The Port Authority will need City Council approval to sell the promised bonds approval it has yet to seek. The Port Authority will not need voter approval, however. Under state law, Port Authorities are exempt from maximum debt limits and requirements for voter approval for bonding, and have much greater freedom than other government bodies on what they can use debt to finance. If the city itself borrowed money through the sale of bonds itself, a voter referendum would be required. Bodway explained to Port Authority Commissioners that it is "easier to use the Port Authority and its powers." She added, "It makes it more efficient."

In an interview with the Winona Post prior to the Port Authority meeting in which he voted for the resolution promising to bond for the airport, City Council member Allyn Thurley one of two elected officials on the Port Authority Commission said he could not explain the details of why financing the project through the Port Authority was more efficient.

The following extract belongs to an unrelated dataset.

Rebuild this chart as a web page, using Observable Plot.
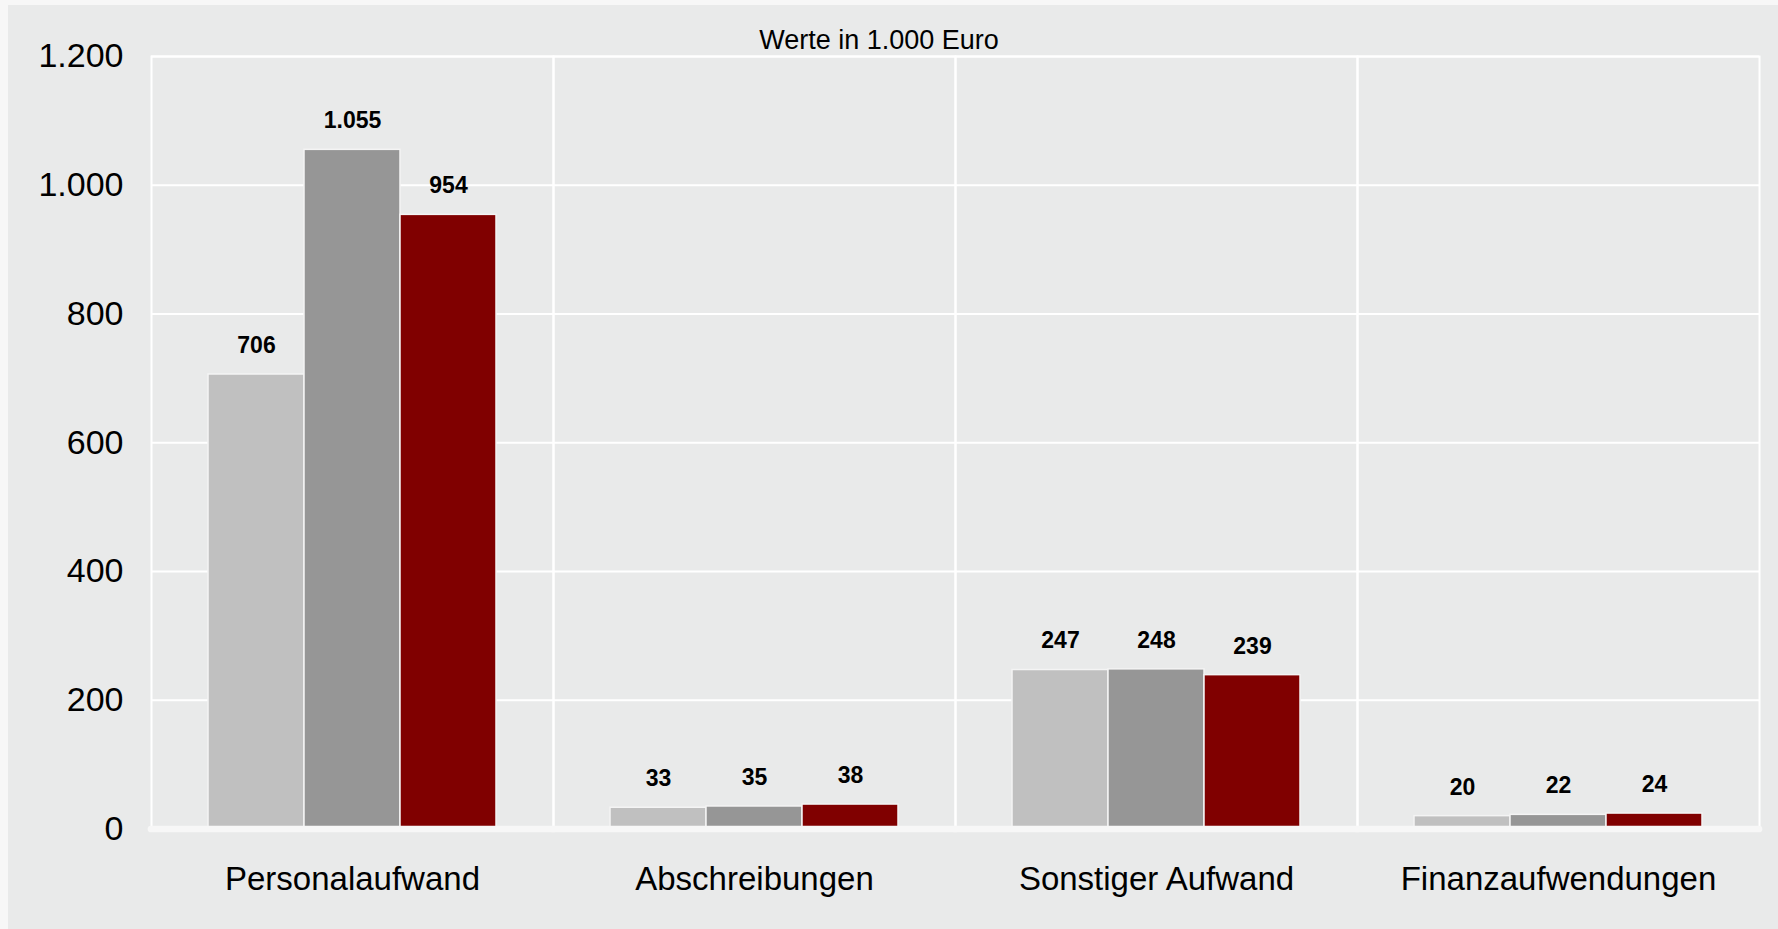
<!DOCTYPE html>
<html>
<head>
<meta charset="utf-8">
<script src="https://cdn.jsdelivr.net/npm/d3@7"></script>
<script src="https://cdn.jsdelivr.net/npm/@observablehq/plot@0.6"></script>
<style>
  html, body { margin: 0; padding: 0; background: #f7f7f7; }
  #outer { position: relative; width: 1778px; height: 929px; background: #f7f7f7; overflow: hidden; }
  #panel { position: absolute; left: 8px; top: 5px; width: 1770px; height: 924px; background: #e9eaea; }
  #title { position: relative; height: 40px; width: 100%; }
  #title span { position: absolute; left: 871px; top: 22px; transform: translateX(-50%);
    font-family: "Liberation Sans", Arial, sans-serif; font-size: 27px; line-height: 27px; color: #000; white-space: nowrap; }
  #chart svg { display: block; }
</style>
</head>
<body>
<div id="outer">
  <div id="panel">
    <div id="title"><span>Werte in 1.000 Euro</span></div>
    <div id="chart"></div>
  </div>
</div>
<script>
const categories = ["Personalaufwand", "Abschreibungen", "Sonstiger Aufwand", "Finanzaufwendungen"];
const seriesNames = ["Reihe 1", "Reihe 2", "Reihe 3"];
const series1 = [706, 33, 247, 20];
const series2 = [1055, 35, 248, 22];
const series3 = [954, 38, 239, 24];
const seriesColors = ["#c0c0c0", "#969696", "#800000"];
const yTicks = [0, 200, 400, 600, 800, 1000, 1200];

const allSeries = [series1, series2, series3];
const data = [];
categories.forEach((c, i) => {
  seriesNames.forEach((s, j) => {
    data.push({category: c, series: s, value: allSeries[j][i]});
  });
});

const de = d3.formatLocale({decimal: ",", thousands: ".", grouping: [3], currency: ["", " €"]});
const fmt = de.format(",d");

const chart = Plot.plot({
  width: 1770,
  height: 884,
  marginLeft: 143,
  marginRight: 19,
  marginTop: 11,
  marginBottom: 100.5,
  style: {background: "transparent", fontFamily: "'Liberation Sans', Arial, sans-serif", overflow: "visible", color: "#000"},
  fx: {domain: categories, padding: 0},
  x: {domain: seriesNames, paddingInner: 0, paddingOuter: 0.589, axis: null},
  y: {domain: [0, 1200]},
  color: {domain: seriesNames, range: seriesColors},
  marks: [
    Plot.frame({stroke: "#ffffff", strokeWidth: 2}),
    Plot.gridY(yTicks, {stroke: "#ffffff", strokeOpacity: 1, strokeWidth: 2}),
    Plot.barY(data, {fx: "category", x: "series", y: "value", fill: "series", stroke: "#f4f4f4", strokeWidth: 1.5}),
    Plot.ruleY([0], {stroke: "#f7f7f7", strokeWidth: 6.7, strokeLinecap: "round"}),
    Plot.text(data, {fx: "category", x: "series", y: "value", text: d => fmt(d.value), dy: -29,
      lineAnchor: "middle", fontWeight: "bold", fontSize: 23, fill: "#000"}),
    Plot.axisY(yTicks, {tickFormat: fmt, tickSize: 0, tickPadding: 28, fontSize: 34, label: null}),
    Plot.axisFx({anchor: "bottom", tickSize: 0, tickPadding: 37.5, fontSize: 33, label: null})
  ]
});
document.getElementById("chart").appendChild(chart);
</script>
</body>
</html>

"If indeed the city would require a referendum, it's more efficient for us to do it this way," Thurley said when asked if the efficiency had to do with the fact that the city would otherwise need a voter referendum to finance the project. "It's easy for people to say 'no.' It's very hard for people to commit to something and say 'yes.' Not asking that question allows us to go forward with something that people would agree with anyway," he added.

While the Port Authority does not need voter approval to borrow for such projects, state law does require that they levy a tax every year until the bonds are paid off. That tax must be 105 percent of the bond payments due each year. For a 20-year bond, that would mean $63,000 in additional taxes each year, without accounting for the additional cost of interest. Compared to the 2012 levy, $63,000 would represent roughly a one-percent increase in property taxes.

Federal funding an uncertainty

As needy airports around the country vie for a limited amount of federal funds, how much Winona should expect to receive is entirely unknown and somewhat contentious.

Consultants for the city have advised that the city might only receive $4 million this year. City staff says the city will receive all $10.8 million within four years. FAA representatives say anything could happen.

Based on numerous conversations with FAA representatives, "we anticipate that [all of the federal funding] will materialize over the next two to four years," stated Winona Public Works Director Keith Nelson.

FAA spokesman Tony Molinaro said that Winona had not yet applied for federal grant funding for the airport. He said he could not comment on the likelihood of the Winona Airport receiving funding, but that federal funds available for projects are tighter this year and next year.

"There's always a lot of need," said Minnesota Department of Transportation Assistant Director of Aeronautics Jay Hietpas of FAA funding.

Molinaro laid out possible scenarios: the project might be fully funded; the FAA might decline to fund certain aspects of the Winona Airport project outright; it might break the project into phases and allocate funding phase by phase; or the project could join many others that are carried over from year to year, waiting to reach the top of the FAA's list.